株主総会における株主エンゲージメントのトレンド

参加方法の多様化

コロナ渦で一気に浸透したバーチャル株主総会ですが、パンデミックも終焉を迎え、対面での株主総会も復活しました。2024年の株主総会は、対面とハイブリッド(対面とオンラインの両方で参加できる形式)が混在し、完全オンラインの会議数はわずかでした。
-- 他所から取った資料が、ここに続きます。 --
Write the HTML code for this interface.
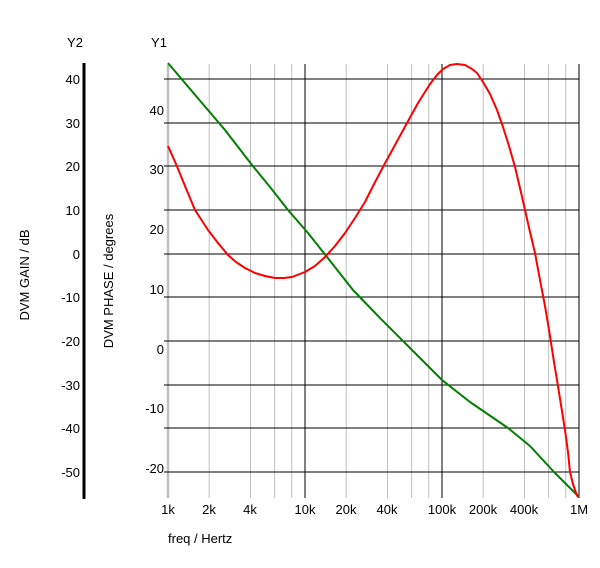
<!DOCTYPE html>
<html><head><style>
body{margin:0;background:#fff;}
svg text{font-family:"Liberation Sans",sans-serif;font-size:13px;fill:#000;}
</style></head><body>
<svg width="600" height="563" viewBox="0 0 600 563">
<g stroke="#c0c0c0" stroke-width="1">
<line x1="209.2" y1="64" x2="209.2" y2="498"/><line x1="250.5" y1="64" x2="250.5" y2="498"/><line x1="274.6" y1="64" x2="274.6" y2="498"/><line x1="291.7" y1="64" x2="291.7" y2="498"/>
<line x1="346.2" y1="64" x2="346.2" y2="498"/><line x1="387.5" y1="64" x2="387.5" y2="498"/><line x1="411.6" y1="64" x2="411.6" y2="498"/><line x1="428.7" y1="64" x2="428.7" y2="498"/>
<line x1="483.2" y1="64" x2="483.2" y2="498"/><line x1="524.5" y1="64" x2="524.5" y2="498"/><line x1="548.6" y1="64" x2="548.6" y2="498"/><line x1="565.7" y1="64" x2="565.7" y2="498"/>
<line x1="168" y1="64" x2="168" y2="498" stroke-width="2.5"/>
</g>
<g stroke="#000" stroke-width="1">
<line x1="305" y1="64" x2="305" y2="498"/><line x1="442" y1="64" x2="442" y2="498"/><line x1="579" y1="64" x2="579" y2="498"/>
<line x1="164" y1="79" x2="579" y2="79"/><line x1="164" y1="123" x2="579" y2="123"/><line x1="164" y1="166" x2="579" y2="166"/><line x1="164" y1="210" x2="579" y2="210"/><line x1="164" y1="254" x2="579" y2="254"/><line x1="164" y1="297" x2="579" y2="297"/><line x1="164" y1="341" x2="579" y2="341"/><line x1="164" y1="385" x2="579" y2="385"/><line x1="164" y1="428" x2="579" y2="428"/><line x1="164" y1="472" x2="579" y2="472"/>
</g>
<line x1="84" y1="63" x2="84" y2="499" stroke="#000" stroke-width="3"/>
<polyline fill="none" stroke="#008000" stroke-width="2" stroke-linejoin="round" points="168,63 196,96 225,130 252,165 270,187 288,210 308,233 327,257 353,290 380,318 410,348 442,380 470,402 508,428 530,446 554,472 579,497"/>
<polyline fill="none" stroke="#ff0000" stroke-width="2" stroke-linejoin="round" points="168,146 176,164 185,186 195,210 208,230 218,243 228,255 236,262 245,268 255,273 265,276 275,278 284,278 292,277 305,272 315,266 325,257 335,246 345,233 355,218 365,202 373,186 383,167 395,145 407,123 418,103 430,84 437,75 443,69 450,65 457,64 465,65 472,69 477,73 483,82 490,94 497,110 503,127 509,146 515,167 520,188 525,210 530,232 535,253 540,280 545,306 550,336 554,362 557,380 561,405 565,430 568,452 570,472 573,484 576,493 578,497"/>
<g text-anchor="end">
<text x="80" y="84">40</text><text x="80" y="128">30</text><text x="80" y="171">20</text><text x="80" y="215">10</text><text x="80" y="259">0</text><text x="80" y="302">-10</text><text x="80" y="346">-20</text><text x="80" y="390">-30</text><text x="80" y="433">-40</text><text x="80" y="477">-50</text>
<text x="164" y="115">40</text><text x="164" y="174">30</text><text x="164" y="234">20</text><text x="164" y="294">10</text><text x="164" y="354">0</text><text x="164" y="413">-10</text><text x="164" y="473">-20</text>
</g>
<g text-anchor="middle">
<text x="168" y="514">1k</text><text x="209" y="514">2k</text><text x="250" y="514">4k</text><text x="305" y="514">10k</text><text x="346" y="514">20k</text><text x="387" y="514">40k</text><text x="442" y="514">100k</text><text x="483" y="514">200k</text><text x="524" y="514">400k</text><text x="579" y="514">1M</text>
<text x="75" y="47">Y2</text><text x="159" y="47">Y1</text>
</g>
<text x="168" y="543">freq / Hertz</text>
<text transform="translate(29,275) rotate(-90)" text-anchor="middle">DVM GAIN / dB</text>
<text transform="translate(113,281) rotate(-90)" text-anchor="middle">DVM PHASE / degrees</text>
</svg>
</body></html>
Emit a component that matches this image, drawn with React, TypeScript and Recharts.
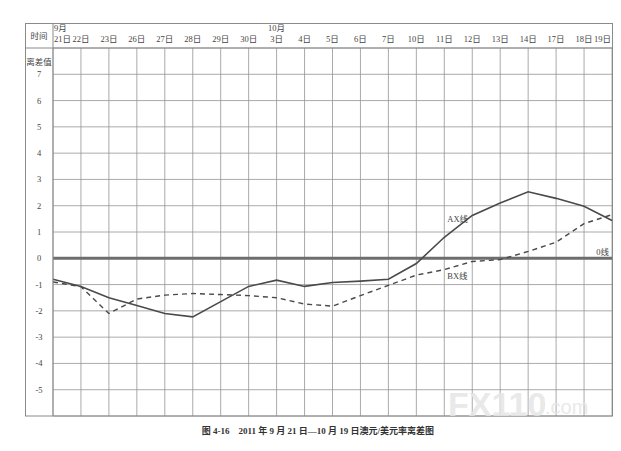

専門家やステークホルダーは、ハイブリッド形式での株主総会を歓迎しています。対面のみでは、参加できる人が限定されてしまい、オンラインのみでは、企業が都合の悪い質問を避けたり、議論を打ち切ったりすることが容易になってしまう可能性が懸念されているからです。

定着しつつあるハイブリッド形式

対面とオンラインの両方で参加できるハイブリッド形式は、より多くの人が簡単に参加できます。そのため、株主や投資会社に好まれています。しかし、ハイブリッド形式を実現するためには、費用、技術的な問題、また、総会のスムーズな進行や運営に影響を与える可能性など、企業側には解決するべき懸念点があります。参加、投票、質問ができるようなインタラクティブなオンライン株主総会には多くの費用がかかります。

良いところ取りの「対面 + オンライン」

オーストラリアでは、完全なハイブリットには移行せず、株主総会自体は対面で行いつつ、オンラインからライブでの質問も受け付ける形も浸透してきています。対面株主総会の利点を生かし、より多くの人が参加できる機会を提供してバランスを取ろうとする試みです。
対面で参加した株主のみが正式な参加者としてカウントされるため、技術的な問題が総会の有効性に影響を与えたり、中止や延期が必要になったりする可能性が低くなります。そのため、ある程度ハイブリッドの懸念点を払拭することができます。

インターネットでの情報提供

株主総会の招集案内は封書やメールで送付されますが、オンラインにも公開されます。また、ビデオ配信や、会議の詳細に関する最新情報やリマインダーの提供などを行うことにより、対面で株主総会に参加できない株主も情報を得ることができます。

株主総会は、年に一度の形式的な集まりから、株主と企業がコミュニケーションをとる場として変化を遂げています。株主が積極的に参加し、意見を述べることができる場とするための努力が一層求められています。